Perhaps it’s way Cale structures and positions himself in these songs that makes all the difference. MERCY was a largely collaborative album that featured guest appearances from artists like Weyes Blood, Laurel Halo, Animal Collective, and Tei Shei, while POPtical Illusion finds him burrowing “mostly alone into mazes of synthesizers and samples, organs and pianos,” according to press materials. The aloneness can be heard, but the key word here is “mostly.” Cale isn’t one to dwell on the past, but like MERCY, the new record is haunted by it, though it’s more of an internal dialogue, and we’re left wondering (or projecting) who the imagined other is. “There’s someone whispering in my ear tonight,” he intones on the opening track, ‘God Make Me Do It (don’t ask me again)’, offsetting its ominous trudge with the tender promise of “bringing them home tonight.” The night is ripe with hope and memory, where songs and stories are passed along, and, on the strangely ebullient  ‘Davies and Wales’, regret can turn into possibility: “If you’ve done things you’d wished you’ve never done/ Think of the things you’re going to do tonight.”

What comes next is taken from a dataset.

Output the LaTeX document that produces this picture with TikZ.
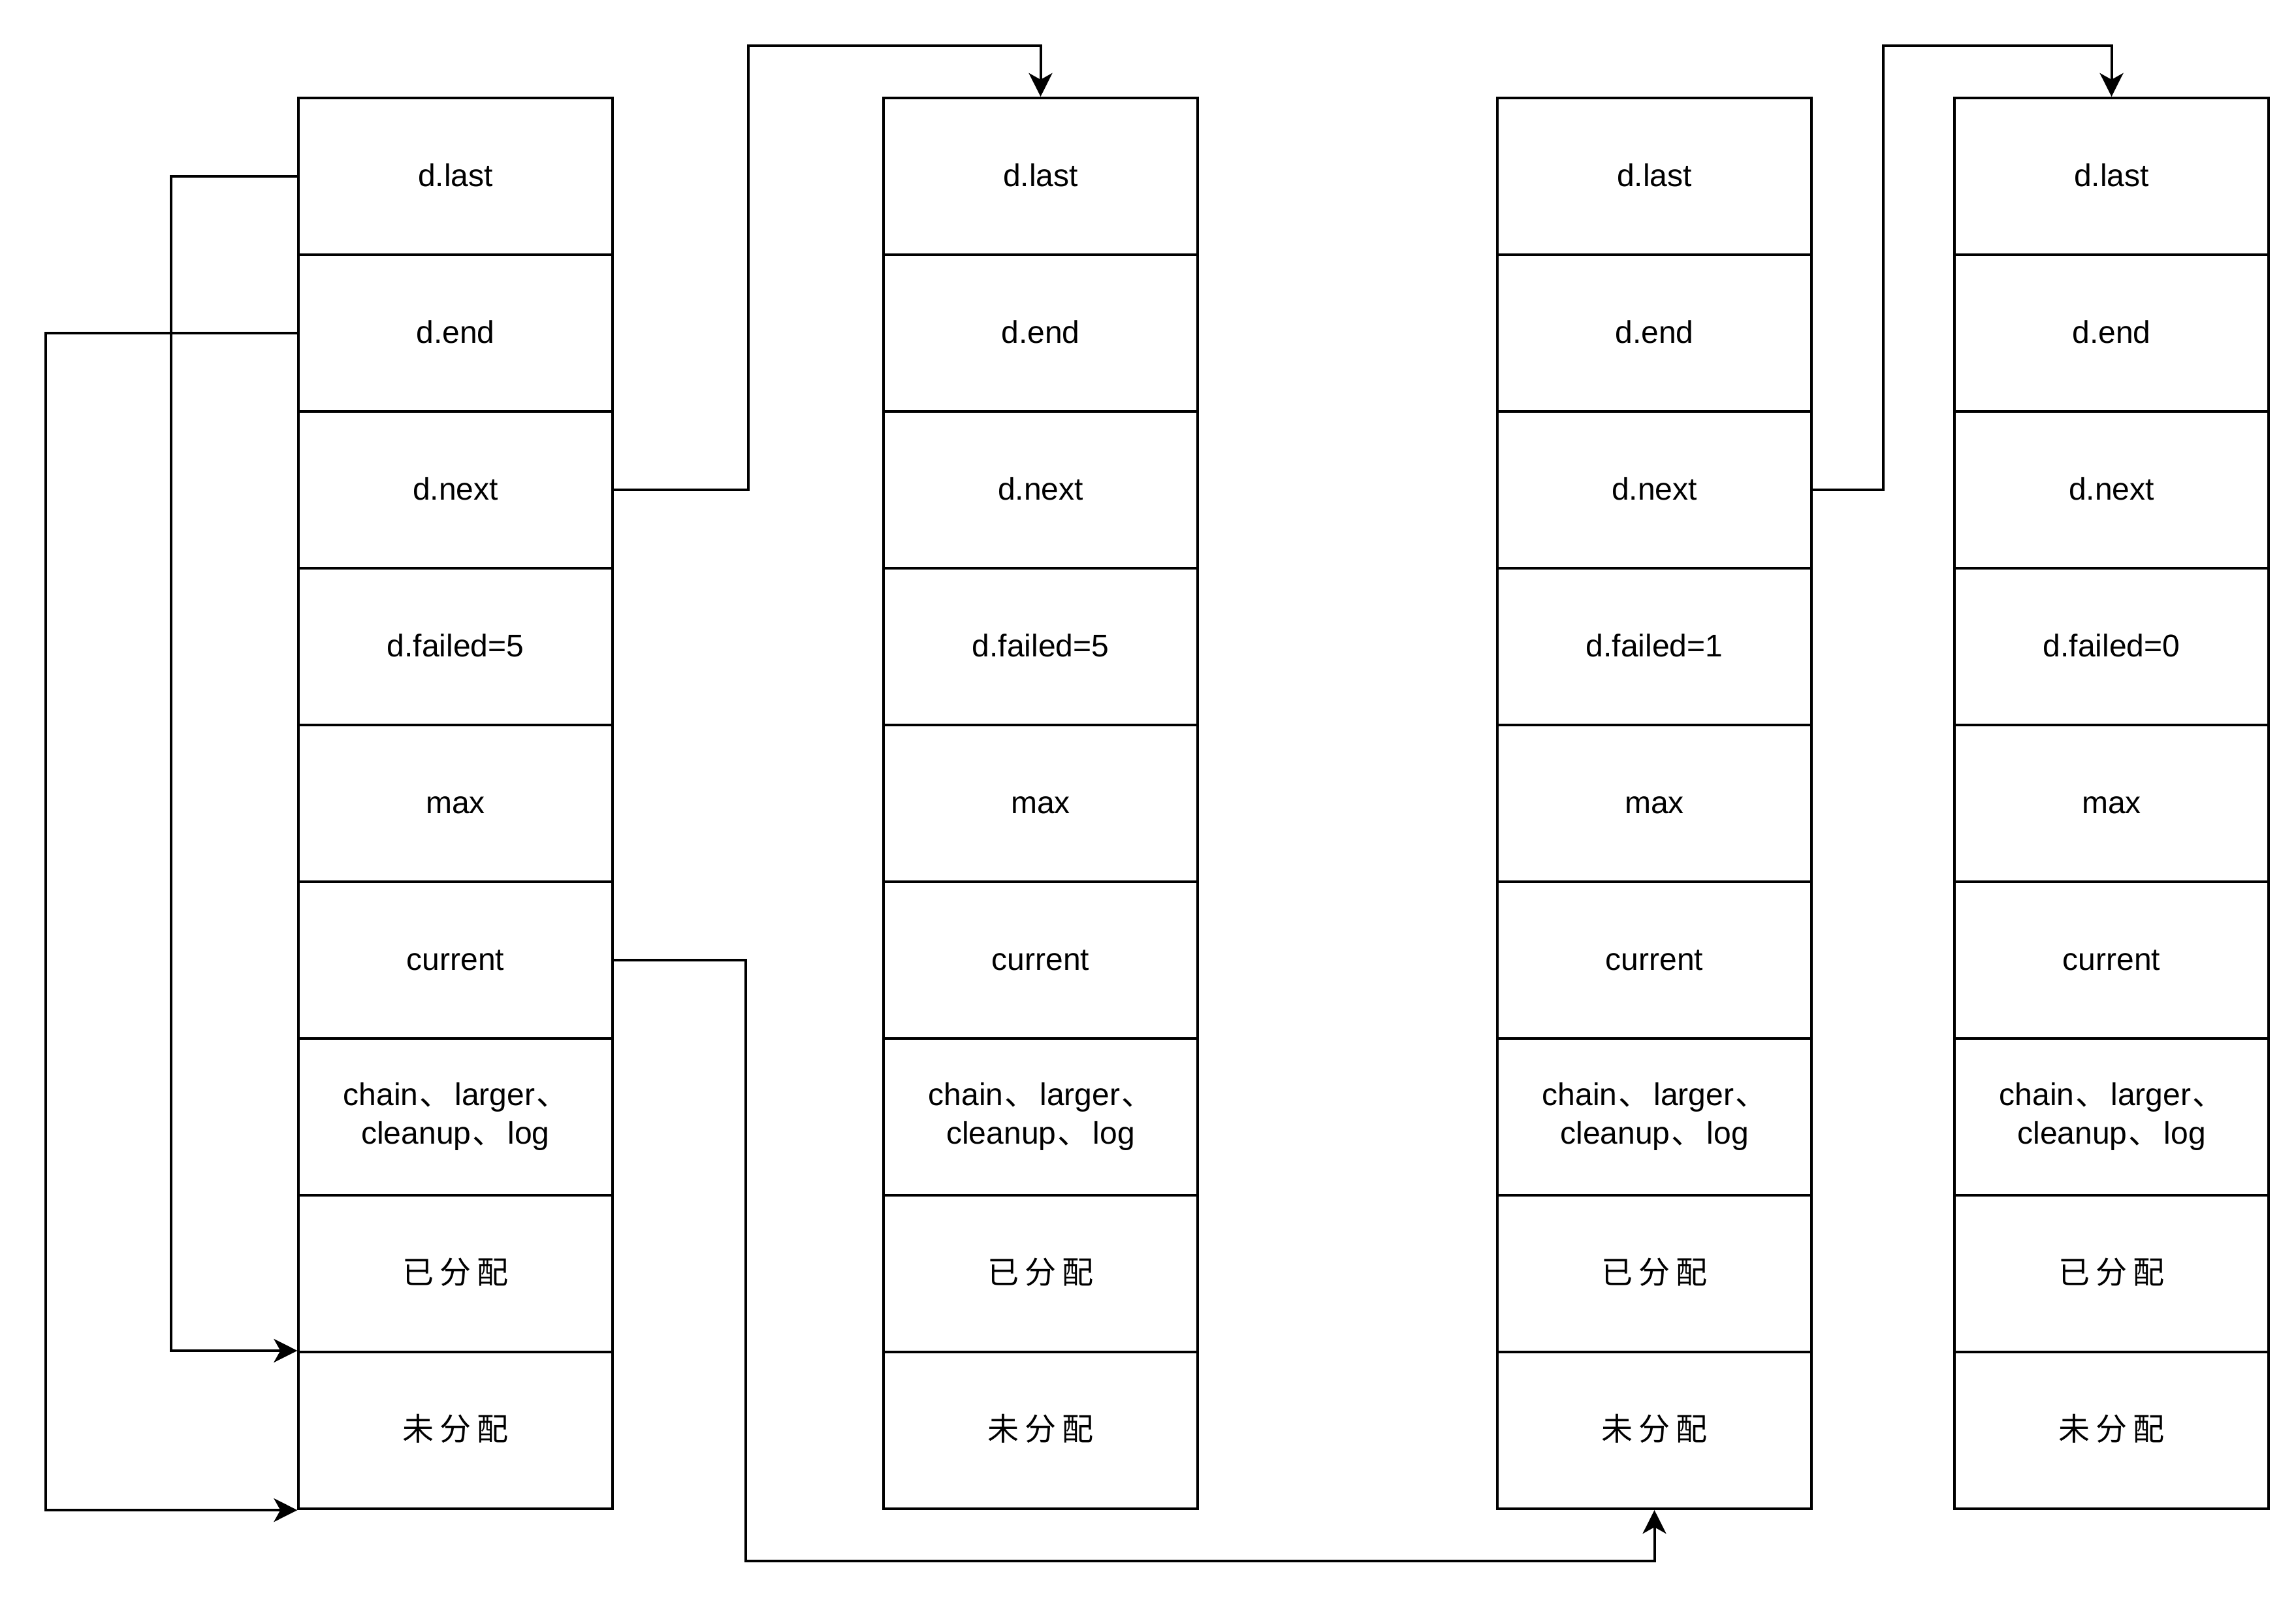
\documentclass[tikz,border=0pt]{standalone}
\usepackage{fontspec}
\setmainfont{Liberation Sans}
\newfontfamily\cjk{Noto Sans CJK SC}
\usetikzlibrary{arrows.meta}
\newcommand{\cjkgap}{\hspace{0.09cm}}
\newcommand{\dun}{\hspace{0.02cm}{\cjk 、}\hspace{0.06cm}}
\tikzset{
  cellbase/.style={draw, line width=0.04cm, minimum width=4.8cm, minimum height=2.4cm,
    inner sep=0pt, font=\fontsize{13.66pt}{17pt}\selectfont},
  cell/.style={cellbase, text height=0.36cm, text depth=0.06cm},
  multicell/.style={cellbase, align=center},
  arr/.style={draw, line width=0.04cm, -{Stealth[length=0.36cm, width=0.36cm, inset=0.1cm]}}
}
\begin{document}
\begin{tikzpicture}[x=0.01cm, y=-0.01cm]
\useasboundingbox (0,0) rectangle (3516,2464);
\foreach \b/\cx/\f in {1/697.5/5, 2/1593.5/5, 3/2533.5/1, 4/3233.5/0}{
  \node[cell] (b\b r1) at (\cx,270) {d.last};
  \node[cell] (b\b r2) at (\cx,510) {d.end};
  \node[cell] (b\b r3) at (\cx,750) {d.next};
  \node[cell] (b\b r4) at (\cx,990) {d.failed=\f};
  \node[cell] (b\b r5) at (\cx,1230) {max};
  \node[cell] (b\b r6) at (\cx,1470) {current};
  \node[multicell] (b\b r7) at (\cx,1710) {\raisebox{0pt}[0.36cm][0pt]{}chain\dun larger\dun\\cleanup\dun log\raisebox{0pt}[0pt][0.12cm]{}};
  \node[cell] (b\b r8) at (\cx,1950) {{\cjk 已\cjkgap 分\cjkgap 配}};
  \node[cell] (b\b r9) at (\cx,2190) {{\cjk 未\cjkgap 分\cjkgap 配}};
}
\coordinate (l1) at (261.5,270);
\coordinate (l2) at (69.5,510);
\coordinate (t1) at (1146,70);
\coordinate (t2) at (1142,2390);
\coordinate (t3) at (2883.5,70);
\draw[arr] (b1r1.west) -- (l1) |- (b1r9.north west);
\draw[arr] (b1r2.west) -- (l2) |- (b1r9.south west);
\draw[arr] (b1r3.east) -| (t1) -| (b2r1.north);
\draw[arr] (b1r6.east) -| (t2) -| (b3r9.south);
\draw[arr] (b3r3.east) -| (t3) -| (b4r1.north);
\end{tikzpicture}
\end{document}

But it’s also where anger, so widely cast out at the world on MERCY, turns inward. POPtical Illusion is not without its fierce moments: the industrial ‘Company Commander’ rages at “the rightwingers burning their libraries down” (an easy target, admittedly), while the equally danceable and noisy ‘Shark-Shark’ churns in trepidation of an invisible yet pervasive threat. It’s interesting how, rather than descending into chaos, ‘Company Commander’ opts for a shimmery fadeout; it sounds like Cale isn’t so interested in stoking the fire. But the hour-long album, which mostly trades the dreamy soundscapes and fractured R&B of its predecessor for hip-hop and funk influences, also gives him the space to be earnest and forthright – to the point where we literally get a song called ‘I’m Angry’, which does away with metaphor and softens the feeling back to its melancholy foundation. With all the grooves reduced to mist, Cale finally calls out: “Who’s that dancing?” This intimacy – sometimes somber, mostly dreamlike – stretches through the entrancing ‘Laughing in My Sleep’, so tender despite its mechanized percussion, and it defines its most beautifully radiant highlight, ‘How We See the Light’.

On the song, Cale sings about learning a lesson “in the quiet ways of love,” and maybe that’s why he favours – or at least leans on – the quiet over the disquieting, which was MERCY’s dominant mood. With a gentle melody floating over its thumping drum machines and steady piano stabs, Cale verbalizes the questions that are often left hanging in the shadows of these songs: “Can I close another chapter in the way we run our lives?/ More decisive in the future, or deliberate in the end?” When Cale sings about the end – of a relationship, in this case, though it can mean so much more – he always seems to sing of the future; how far its edges can be pushed, how frantically and unexpectedly the past is bound to repeat itself. “We’ve been here so many times before,” he sings on the closer ‘There Will Be No River’, “But there was something you‘d see/ Or something you’d hear/ That made you come back again.” The reason, quite simply, is that it’s never quite the same.